With news that supporters of President Donald Trump are planning armed marches in state capitals across the country this weekend, Connecticut leaders are preparing for potential unrest here, wary of the riot in Washington, D.C., last week.
“I think that anyone in government who saw what happened last week has to stay alert and aware, and we know preparations are being made here to ensure that that happens,” said Max Reiss, Gov. Ned Lamont’s spokesperson. “It’s kind of inconclusive what’s going to happen this weekend, but preparations are underway.”
Lamont announced Tuesday that more than 100 members of the Connecticut National Guard will be sent to Washington, D.C., to ensure there is a peaceful transition of presidential power. In addition, the state’s Air Guard has placed on alert C-130H aircraft and crews, which are capable of shuttling personnel across the country.
“The state of Connecticut stands ready to help ensure the peaceful transition of power and protect our democracy,” Lamont said.
As for keeping Connecticut residents safe, Reiss said the Department of Emergency Services and Public Protection is working with federal partners to review intelligence and stay head of potential threats, and that DESPP is also in talks with the State Capitol Police.
A picture shared on Twitter by Brian Foley, spokesperson for the Department of Emergency Services and Management, showed State and Capitol police gathered alongside DESPP, preparing for the weekend.
Confident in the preparation, coordination and safety of all. pic.twitter.com/0YhgmdHG5J
— Brian Foley (@LtFoley) January 12, 2021
“CT DESPP is constantly monitoring events and information. We are confident in our preparation. We are sharing information with our local, state and federal partners. While we are very focused on the safety of all, at this point, we cannot get into specifics,” Foley said in a text message.
One prominent lawmaker was the subject of a death threat earlier in the week.
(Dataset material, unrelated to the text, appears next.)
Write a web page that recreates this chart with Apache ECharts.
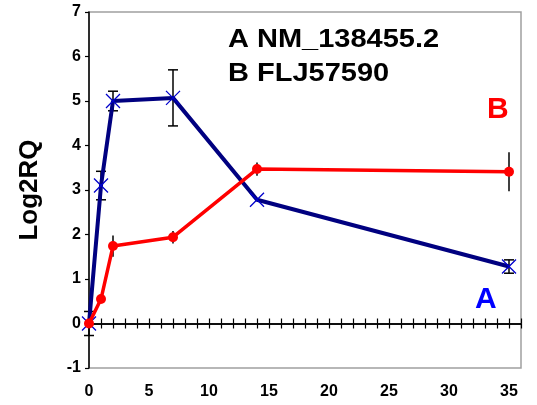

CT News Junkie reported that a man named Greg Tubby threatened Sen. Gary Winfield, co-chair of the Judiciary Committee who led the charge over the summer to pass a police accountability bill in the wake of George Floyd’s death. Tubby, a Columbia resident, according to News Junkie, mentioned taking “justice in our own hands. Hopefully the sanitation system will pick up the carcass.”
The man left the comment on a post from Sen. Rob Sampson, R-Southington, who faulted Winfield’s committee for not “reversing any of the dangerous public policy that has led to the massive crime wave affecting our community.”
The FBI released preliminary 2020 crime data in September. They found that violent crime decreased in the Northeast in the first six months of the year compared to 2019, but nonnegligent manslaughter and aggravated assault rose by nearly 15% and 5%, respectively.
“Senator Sampson said that the recently enacted police accountability bill and other criminal justice legislation ‘undermined the rule of law’ and led to a ‘crime wave,’” Democratic Senate leaders Martin Looney and Bob Duff said in a news release. “This is the kind of incendiary, alarmist, reckless fear mongering that leads to what we saw at the U.S. Capitol last week.”
Winfield, a lawmaker for a dozen years who has worked on controversial issues including ending the death penalty, protecting members of LGBTQ communities and several police accountability measures, said he was no stranger to threats of violence. His work has focused heavily on issues of race, equity and criminal justice, all difficult issues that inspire a lot of passion in residents.
“People expect you to be more deferential than I am. And to be Black on top of it, you don’t see that all the time,” Winfield said. “I’ve had death threats, I’ve been run off the road, I’ve been physically confronted, I’ve had a stalker.”
Winfield said he had been offered a security detail. He is still mulling over whether to accept. He is trying to walk the line between being desensitized to threats of violence and understanding that “the world is changing.
I know sometimes we can pooh-pooh these things, but I’m trying not to do that,” he said. “I’m also trying not to overreact.”